▶ [Supplied information]
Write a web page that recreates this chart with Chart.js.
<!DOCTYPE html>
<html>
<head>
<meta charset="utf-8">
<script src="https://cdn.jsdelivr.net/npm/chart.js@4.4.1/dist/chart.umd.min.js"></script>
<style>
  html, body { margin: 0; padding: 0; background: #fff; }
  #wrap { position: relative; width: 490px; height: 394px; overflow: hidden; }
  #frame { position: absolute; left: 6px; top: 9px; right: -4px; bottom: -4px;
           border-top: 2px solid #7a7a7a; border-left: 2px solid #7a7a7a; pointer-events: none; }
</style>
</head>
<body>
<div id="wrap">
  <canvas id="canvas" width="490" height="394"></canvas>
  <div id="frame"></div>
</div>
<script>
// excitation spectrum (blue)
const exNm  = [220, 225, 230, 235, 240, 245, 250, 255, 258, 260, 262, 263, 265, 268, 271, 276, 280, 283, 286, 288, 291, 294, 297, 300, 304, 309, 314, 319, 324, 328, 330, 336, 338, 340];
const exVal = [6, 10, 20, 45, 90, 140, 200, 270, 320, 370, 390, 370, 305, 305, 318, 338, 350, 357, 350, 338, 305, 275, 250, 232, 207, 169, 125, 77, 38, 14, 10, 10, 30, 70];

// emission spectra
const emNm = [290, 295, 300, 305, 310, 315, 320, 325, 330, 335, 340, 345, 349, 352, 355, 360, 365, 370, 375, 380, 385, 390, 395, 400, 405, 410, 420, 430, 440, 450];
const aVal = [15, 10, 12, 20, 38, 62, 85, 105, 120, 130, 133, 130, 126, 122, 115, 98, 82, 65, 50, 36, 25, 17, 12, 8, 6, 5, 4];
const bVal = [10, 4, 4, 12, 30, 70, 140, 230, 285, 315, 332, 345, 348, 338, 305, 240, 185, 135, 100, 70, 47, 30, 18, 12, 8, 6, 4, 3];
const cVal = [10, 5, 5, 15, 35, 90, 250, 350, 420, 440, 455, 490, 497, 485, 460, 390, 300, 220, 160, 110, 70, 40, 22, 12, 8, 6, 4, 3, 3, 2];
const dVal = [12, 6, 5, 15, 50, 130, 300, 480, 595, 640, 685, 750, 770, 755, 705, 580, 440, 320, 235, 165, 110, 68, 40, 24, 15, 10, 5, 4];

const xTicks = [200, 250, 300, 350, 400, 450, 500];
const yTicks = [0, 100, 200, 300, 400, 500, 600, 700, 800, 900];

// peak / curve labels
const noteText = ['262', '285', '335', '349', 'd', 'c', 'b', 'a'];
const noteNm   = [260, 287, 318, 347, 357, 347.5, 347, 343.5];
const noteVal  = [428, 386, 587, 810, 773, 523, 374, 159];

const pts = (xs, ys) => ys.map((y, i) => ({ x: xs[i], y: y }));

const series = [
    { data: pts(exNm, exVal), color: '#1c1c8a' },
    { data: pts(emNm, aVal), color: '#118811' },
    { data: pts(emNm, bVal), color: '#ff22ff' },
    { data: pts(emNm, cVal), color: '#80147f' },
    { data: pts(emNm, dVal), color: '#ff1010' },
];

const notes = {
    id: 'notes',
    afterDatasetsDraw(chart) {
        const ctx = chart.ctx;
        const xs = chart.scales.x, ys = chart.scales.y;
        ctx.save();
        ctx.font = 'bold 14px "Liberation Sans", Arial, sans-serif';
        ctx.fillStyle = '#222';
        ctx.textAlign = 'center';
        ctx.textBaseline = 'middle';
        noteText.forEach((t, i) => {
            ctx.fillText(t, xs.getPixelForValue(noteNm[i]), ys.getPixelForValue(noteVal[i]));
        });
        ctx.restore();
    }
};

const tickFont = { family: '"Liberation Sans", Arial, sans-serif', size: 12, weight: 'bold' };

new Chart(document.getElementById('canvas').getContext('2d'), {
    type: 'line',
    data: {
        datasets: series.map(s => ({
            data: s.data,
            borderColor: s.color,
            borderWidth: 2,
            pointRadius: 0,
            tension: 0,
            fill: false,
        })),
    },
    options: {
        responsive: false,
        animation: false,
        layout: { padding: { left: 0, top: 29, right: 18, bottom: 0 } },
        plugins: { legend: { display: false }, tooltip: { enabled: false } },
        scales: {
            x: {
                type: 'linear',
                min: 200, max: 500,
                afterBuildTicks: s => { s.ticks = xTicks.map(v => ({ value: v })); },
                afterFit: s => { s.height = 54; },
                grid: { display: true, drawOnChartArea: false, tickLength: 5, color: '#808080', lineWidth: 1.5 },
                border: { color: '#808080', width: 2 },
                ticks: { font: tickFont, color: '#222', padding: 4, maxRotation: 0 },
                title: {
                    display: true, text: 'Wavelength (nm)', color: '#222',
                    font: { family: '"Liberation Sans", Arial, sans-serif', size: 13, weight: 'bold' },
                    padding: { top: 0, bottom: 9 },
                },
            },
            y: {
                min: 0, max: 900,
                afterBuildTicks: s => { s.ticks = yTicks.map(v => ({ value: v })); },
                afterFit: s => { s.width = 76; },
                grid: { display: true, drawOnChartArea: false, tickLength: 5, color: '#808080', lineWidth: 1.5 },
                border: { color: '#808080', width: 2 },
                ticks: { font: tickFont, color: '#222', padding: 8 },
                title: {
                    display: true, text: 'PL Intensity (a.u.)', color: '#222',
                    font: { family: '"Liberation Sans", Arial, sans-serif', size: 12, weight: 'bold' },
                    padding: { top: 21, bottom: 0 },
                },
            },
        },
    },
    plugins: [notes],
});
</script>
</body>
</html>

▶ [Aim of the task] Quote each line of the listing above exactly.

▶ [Answer below]
Write a web page that recreates this chart with Chart.js.
<!DOCTYPE html>
<html>
<head>
<meta charset="utf-8">
<script src="https://cdn.jsdelivr.net/npm/chart.js@4.4.1/dist/chart.umd.min.js"></script>
<style>
  html, body { margin: 0; padding: 0; background: #fff; }
  #wrap { position: relative; width: 490px; height: 394px; overflow: hidden; }
  #frame { position: absolute; left: 6px; top: 9px; right: -4px; bottom: -4px;
           border-top: 2px solid #7a7a7a; border-left: 2px solid #7a7a7a; pointer-events: none; }
</style>
</head>
<body>
<div id="wrap">
  <canvas id="canvas" width="490" height="394"></canvas>
  <div id="frame"></div>
</div>
<script>
// excitation spectrum (blue)
const exNm  = [220, 225, 230, 235, 240, 245, 250, 255, 258, 260, 262, 263, 265, 268, 271, 276, 280, 283, 286, 288, 291, 294, 297, 300, 304, 309, 314, 319, 324, 328, 330, 336, 338, 340];
const exVal = [6, 10, 20, 45, 90, 140, 200, 270, 320, 370, 390, 370, 305, 305, 318, 338, 350, 357, 350, 338, 305, 275, 250, 232, 207, 169, 125, 77, 38, 14, 10, 10, 30, 70];

// emission spectra
const emNm = [290, 295, 300, 305, 310, 315, 320, 325, 330, 335, 340, 345, 349, 352, 355, 360, 365, 370, 375, 380, 385, 390, 395, 400, 405, 410, 420, 430, 440, 450];
const aVal = [15, 10, 12, 20, 38, 62, 85, 105, 120, 130, 133, 130, 126, 122, 115, 98, 82, 65, 50, 36, 25, 17, 12, 8, 6, 5, 4];
const bVal = [10, 4, 4, 12, 30, 70, 140, 230, 285, 315, 332, 345, 348, 338, 305, 240, 185, 135, 100, 70, 47, 30, 18, 12, 8, 6, 4, 3];
const cVal = [10, 5, 5, 15, 35, 90, 250, 350, 420, 440, 455, 490, 497, 485, 460, 390, 300, 220, 160, 110, 70, 40, 22, 12, 8, 6, 4, 3, 3, 2];
const dVal = [12, 6, 5, 15, 50, 130, 300, 480, 595, 640, 685, 750, 770, 755, 705, 580, 440, 320, 235, 165, 110, 68, 40, 24, 15, 10, 5, 4];

const xTicks = [200, 250, 300, 350, 400, 450, 500];
const yTicks = [0, 100, 200, 300, 400, 500, 600, 700, 800, 900];

// peak / curve labels
const noteText = ['262', '285', '335', '349', 'd', 'c', 'b', 'a'];
const noteNm   = [260, 287, 318, 347, 357, 347.5, 347, 343.5];
const noteVal  = [428, 386, 587, 810, 773, 523, 374, 159];

const pts = (xs, ys) => ys.map((y, i) => ({ x: xs[i], y: y }));

const series = [
    { data: pts(exNm, exVal), color: '#1c1c8a' },
    { data: pts(emNm, aVal), color: '#118811' },
    { data: pts(emNm, bVal), color: '#ff22ff' },
    { data: pts(emNm, cVal), color: '#80147f' },
    { data: pts(emNm, dVal), color: '#ff1010' },
];

const notes = {
    id: 'notes',
    afterDatasetsDraw(chart) {
        const ctx = chart.ctx;
        const xs = chart.scales.x, ys = chart.scales.y;
        ctx.save();
        ctx.font = 'bold 14px "Liberation Sans", Arial, sans-serif';
        ctx.fillStyle = '#222';
        ctx.textAlign = 'center';
        ctx.textBaseline = 'middle';
        noteText.forEach((t, i) => {
            ctx.fillText(t, xs.getPixelForValue(noteNm[i]), ys.getPixelForValue(noteVal[i]));
        });
        ctx.restore();
    }
};

const tickFont = { family: '"Liberation Sans", Arial, sans-serif', size: 12, weight: 'bold' };

new Chart(document.getElementById('canvas').getContext('2d'), {
    type: 'line',
    data: {
        datasets: series.map(s => ({
            data: s.data,
            borderColor: s.color,
            borderWidth: 2,
            pointRadius: 0,
            tension: 0,
            fill: false,
        })),
    },
    options: {
        responsive: false,
        animation: false,
        layout: { padding: { left: 0, top: 29, right: 18, bottom: 0 } },
        plugins: { legend: { display: false }, tooltip: { enabled: false } },
        scales: {
            x: {
                type: 'linear',
                min: 200, max: 500,
                afterBuildTicks: s => { s.ticks = xTicks.map(v => ({ value: v })); },
                afterFit: s => { s.height = 54; },
                grid: { display: true, drawOnChartArea: false, tickLength: 5, color: '#808080', lineWidth: 1.5 },
                border: { color: '#808080', width: 2 },
                ticks: { font: tickFont, color: '#222', padding: 4, maxRotation: 0 },
                title: {
                    display: true, text: 'Wavelength (nm)', color: '#222',
                    font: { family: '"Liberation Sans", Arial, sans-serif', size: 13, weight: 'bold' },
                    padding: { top: 0, bottom: 9 },
                },
            },
            y: {
                min: 0, max: 900,
                afterBuildTicks: s => { s.ticks = yTicks.map(v => ({ value: v })); },
                afterFit: s => { s.width = 76; },
                grid: { display: true, drawOnChartArea: false, tickLength: 5, color: '#808080', lineWidth: 1.5 },
                border: { color: '#808080', width: 2 },
                ticks: { font: tickFont, color: '#222', padding: 8 },
                title: {
                    display: true, text: 'PL Intensity (a.u.)', color: '#222',
                    font: { family: '"Liberation Sans", Arial, sans-serif', size: 12, weight: 'bold' },
                    padding: { top: 21, bottom: 0 },
                },
            },
        },
    },
    plugins: [notes],
});
</script>
</body>
</html>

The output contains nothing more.